What Does Access Control List (Microsoft) Mean?
In a Microsoft context, the Access Control List (ACL) is the list of a system object’s security information that defines access rights for resources like users, groups, processes or devices. The system object may be a file, folder or other network resource. The object’s security information is known as a permission, which controls resource access to view or modify system object contents.
The Windows OS uses Filesystem ACL, in which the user/group permissions associated with an object are internally maintained in a data structure. This type of security model is also used in Open Virtual Memory System (OpenVMS) and Unix-like or Mac OS X operating systems.
The ACL contains a list of items, known as Access Control Entities (ACE), which holds the security details of each “trustee” with system access. A trustee may be an individual user, group of users or process that executes a session. Security details are internally stored in a data structure, which is a 32-bit value that represents the permission set used to operate a securable object. The object security details include generic rights (read, write and execute), object-specific rights (delete and synchronization, etc.), System ACL (SACL) access rights and Directory Services access rights (specific to directory service objects). When a process requests an object’s access rights from ACL, ACL retrieves this information from the ACE in the form of an access mask, which maps to that object’s stored 32-bit value.
Techopedia Explains Access Control List (Microsoft)
ACL is a resource-based security model designed to provide security that facilitates authorization of an application that accesses an individually secured resource. It does not serve this purpose in applications requiring data for authorization from multiple sources with databases and/or Web services, etc. Role-based access control is another mechanism that is used to authorize access to operations based on a caller’s role membership and is mostly used in Web applications requiring scalability.

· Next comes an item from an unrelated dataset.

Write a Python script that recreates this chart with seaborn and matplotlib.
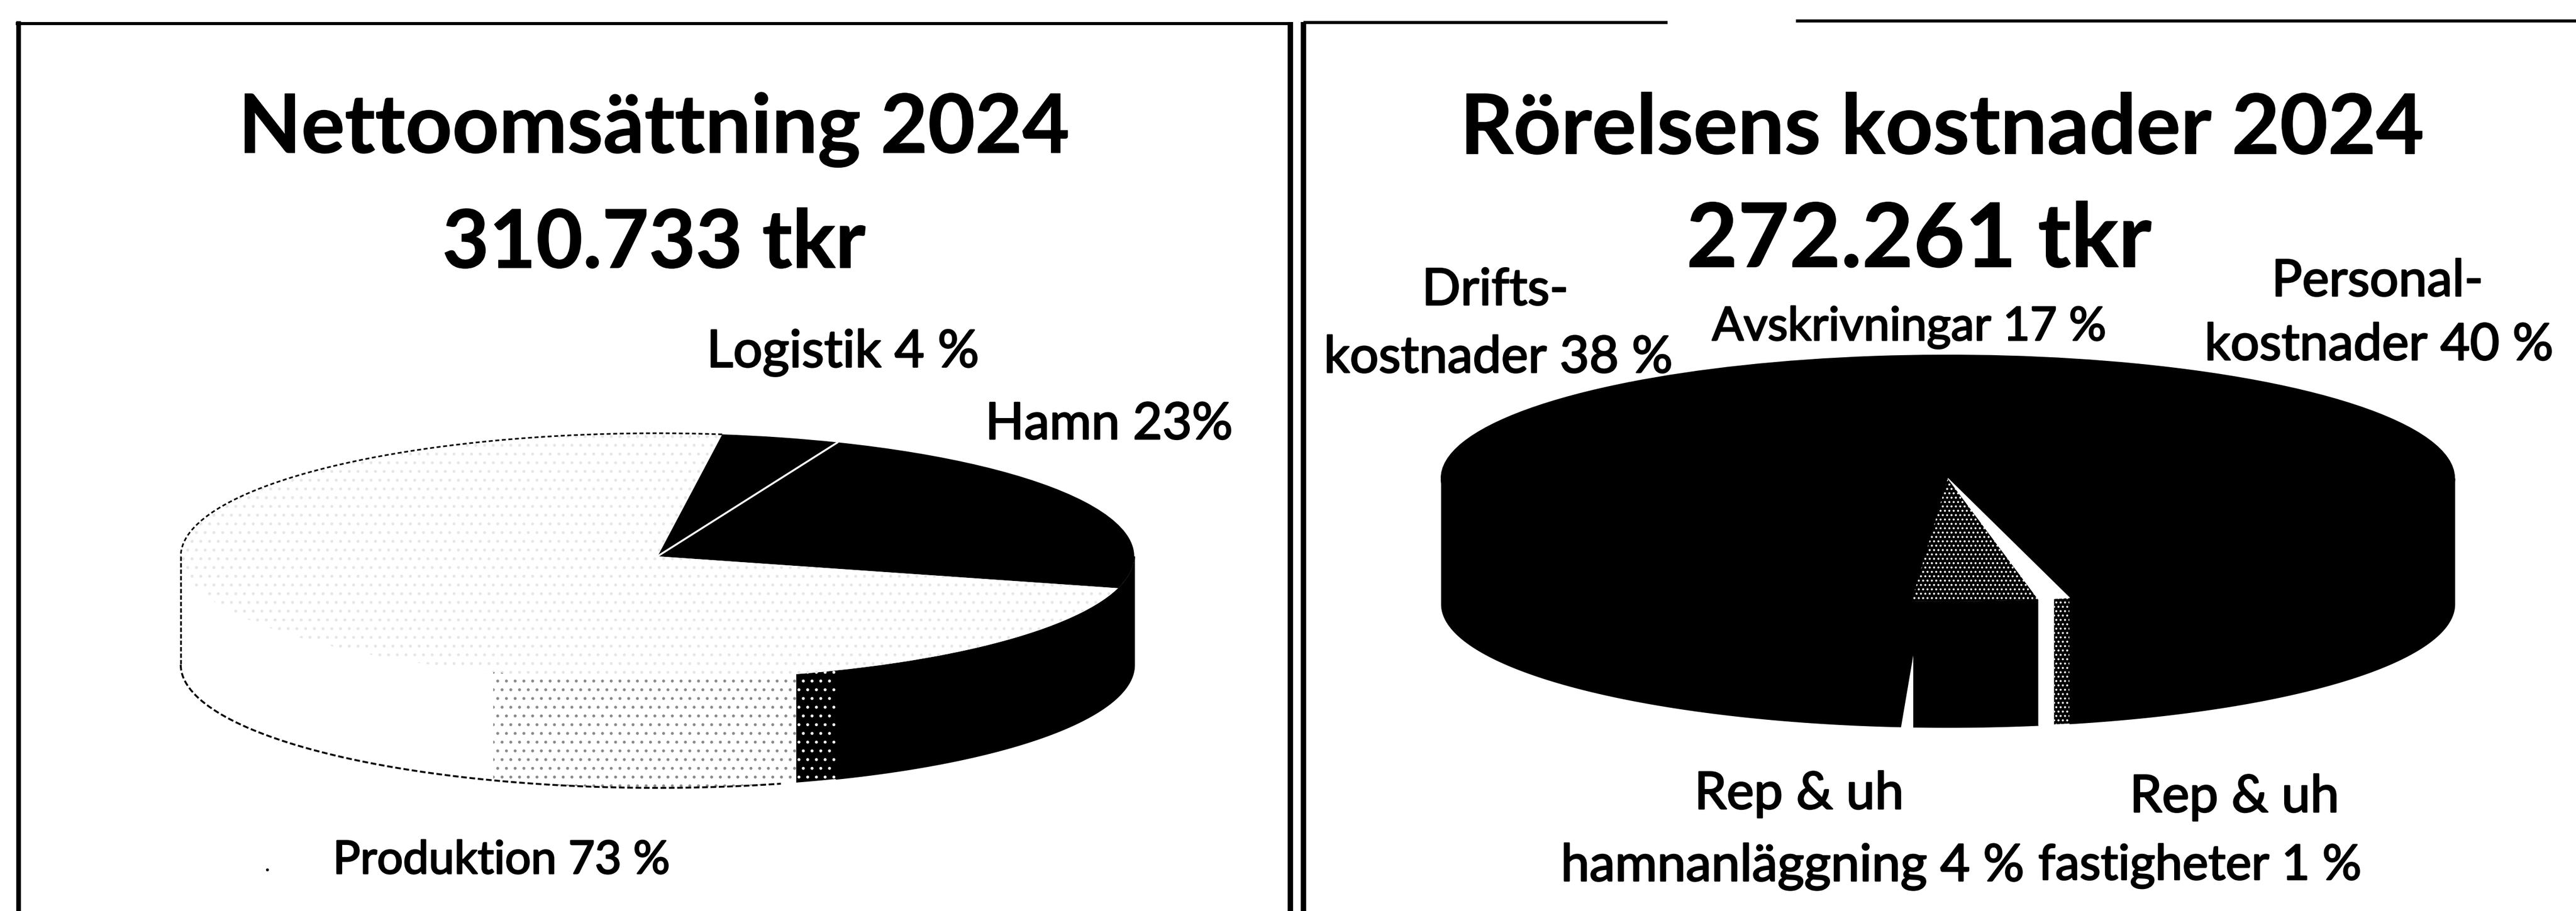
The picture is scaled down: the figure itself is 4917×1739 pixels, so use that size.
import numpy as np
import matplotlib
matplotlib.use("Agg")
import matplotlib.pyplot as plt
import matplotlib.patheffects as pe
import seaborn as sns

# ---- data -------------------------------------------------------------
rev_labels = ["Hamn", "Logistik", "Produktion"]
rev_values = [23, 4, 73]
cost_labels = ["Personalkostnader", "Avskrivningar", "Driftskostnader",
               "Rep & uh hamnanläggning", "Rep & uh fastigheter"]
cost_values = [40, 17, 38, 4, 1]
# shading of the Produktion rim, as shares of the full circle, walking from the left
rim_shares = [19.4, 10.3, 1.4, 13.0]

W, H = 4917, 1739
sns.set_theme(style="white")
plt.rcParams["font.family"] = ["Lato", "DejaVu Sans"]
plt.rcParams["hatch.linewidth"] = 1.6

fig = plt.figure(figsize=(W / 100, H / 100), dpi=100, facecolor="white")
bg = fig.add_axes([0, 0, 1, 1])
bg.set_xlim(0, W); bg.set_ylim(H, 0); bg.axis("off")

# frames
for x0, x1, y0, y1, lw in [(35, 35, 40, H, 6.5), (2463, 2463, 42, H, 7.5), (2488, 2488, 42, H, 7.5),
                           (30, 2468, 45, 45, 4.2), (2488, 3183, 43, 43, 4.2),
                           (3428, W, 40, 40, 4.2)]:
    bg.plot([x0, x1], [y0, y1], color="black", lw=lw, solid_capstyle="butt")
bg.plot([510], [1660], marker="o", ms=3, color="black")


def pie_axes(cx, cy, rx, ry, depth):
    """Axes in which the unit pie maps to the given ellipse on the page."""
    m = 1.3
    d = depth / ry
    left, right = cx - m * rx, cx + m * rx
    top, bottom = cy - m * ry, cy + (m + d) * ry
    ax = fig.add_axes([left / W, 1 - bottom / H, (right - left) / W, (bottom - top) / H])
    ax.patch.set_alpha(0)
    return ax, d, (m, d)


def finish(ax, m, d):
    ax.set_aspect("auto")
    ax.set_xlim(-m, m)
    ax.set_ylim(-m - d, m)
    ax.axis("off")


def rim(ax, a0, a1, d, color, hatch=None, edge=None):
    t = np.radians(np.linspace(a0, a1, 120))
    x, top = np.cos(t), np.sin(t)
    ax.fill_between(x, top, top - d, facecolor=color, edgecolor=edge if edge else color,
                    hatch=hatch, linewidth=0.0 if edge else 1.2, zorder=1)


# ---- left pie ---------------------------------------------------------
ax, d, (m, dd) = pie_axes(1255, 1062, 910, 235, 207)
start = -15
walk = [180 + 3.6 * sum(rim_shares[:i]) for i in range(len(rim_shares) + 1)]
rim(ax, walk[0], walk[1], d, "white")
rim(ax, walk[1], walk[2], d, "white", hatch=".", edge="#8a8a8a")
rim(ax, walk[2], walk[3], d, "black", hatch=".", edge="#ffffff")
rim(ax, walk[3], 360, d, "black")
wedges, _ = ax.pie(rev_values, startangle=start, counterclock=True, radius=1,
                   colors=["black", "black", "white"],
                   wedgeprops=dict(linewidth=0))
for w in wedges:
    w.set_zorder(3)
wedges[2].set(edgecolor="#e6e6e6", hatch=".")
sep = np.radians(start + 3.6 * rev_values[0])
ax.plot([0, np.cos(sep)], [0, np.sin(sep)], color="white", lw=2.6, zorder=4)
prod = np.radians(np.linspace(start + 3.6 * (rev_values[0] + rev_values[1]), 180, 160))
ax.plot(np.cos(prod), np.sin(prod), color="black", lw=2.2, ls=(0, (2.5, 1.6)), zorder=5)
low = np.radians(np.linspace(180, 285, 160))
ax.plot(np.cos(low), np.sin(low) - d, color="black", lw=2.6, ls=(0, (3, 1.4)), zorder=5)
ax.plot([-1, -1], [0, -d], color="black", lw=2.4, ls=(0, (2.5, 1.2)), zorder=5)
finish(ax, m, dd)

# ---- right pie --------------------------------------------------------
ax2, d2, (m2, dd2) = pie_axes(3718, 913, 967, 235, 240)
start2 = -76.1
angles = start2 + 3.6 * np.cumsum([0] + cost_values)
rim(ax2, 180, angles[3], d2, "black")
rim(ax2, angles[3], angles[4], d2, "black")
mid = (angles[4] + angles[5]) / 2
rim(ax2, angles[4], mid, d2, "white")
rim(ax2, mid, angles[5], d2, "black", hatch="..", edge="#ffffff")
rim(ax2, angles[5] - 360, 0, d2, "black")
w2, _ = ax2.pie(cost_values, startangle=start2, counterclock=True, radius=1,
                colors=["black", "black", "black", "black", "white"],
                wedgeprops=dict(linewidth=1.5, edgecolor="black"))
for w in w2:
    w.set_zorder(3)
w2[3].set(edgecolor="white", hatch="..", linewidth=0)
w2[4].set(edgecolor="white", linewidth=1)
gap = np.radians(angles[3])
gx, gy = np.cos(gap), np.sin(gap)
ax2.fill([gx + 0.003, gx + 0.003, gx - 0.022], [gy - 0.43 * d2, gy - d2 - 0.02, gy - d2 - 0.02],
         color="white", zorder=4, lw=0)
finish(ax2, m2, dd2)


# ---- texts ------------------------------------------------------------
def put(x, y, s, size, weight="normal", stroke=2.0):
    bg.text(x, y, s, fontsize=size, fontweight=weight, ha="center", va="center", color="black",
            path_effects=[pe.withStroke(linewidth=stroke, foreground="black")])


put(1248, 248, "Nettoomsättning 2024", 112, "bold", 1.0)
put(1248, 467, "310.733 tkr", 111, "bold", 1.0)
put(3707, 248, "Rörelsens kostnader 2024", 114, "bold", 1.0)
put(3663, 461, "272.261 tkr", 122, "bold", 1.0)
put(1609, 673, "Logistik 4 %", 71)
put(2117, 811, "Hamn 23%", 70)
put(957, 1643, "Produktion 73 %", 63)
put(2854, 555, "Drifts-", 70)
put(2860, 684, "kostnader 38 %", 70)
put(3644, 625, "Avskrivningar 17 %", 64)
put(4538, 538, "Personal-", 70)
put(4541, 660, "kostnader 40 %", 70)
put(3434, 1516, "Rep & uh", 71)
put(3421, 1654, "hamnanläggning 4 %", 70.5)
put(4265, 1522, "Rep & uh", 71)
put(4199, 1654, "fastigheter 1 %", 67)

fig.savefig("out.png", dpi=100, facecolor="white")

Windows uses two ACL types:
- Discretionary ACL (DACL): A DACL verifies the identity of a trustee attempting object access and facilitates object access right modification. A DACL checks all object ACEs in a specified sequence and stops after verifying granted or denied access. For example, a folder may be assigned exclusive read access restrictions, but an administrator usually has full rights (read, write and execute) that override DACL rights.
- System ACL (SACL): An administrator uses a SACL to monitor trustee object access attempts and logs access details in the security event log. This feature helps debug application issues related to access rights, and/or intrusion detection. A SACL has ACEs that manage a specific resource’s audit rules set. In short, the difference between the two is that DACL restricts access, while SACL audits access.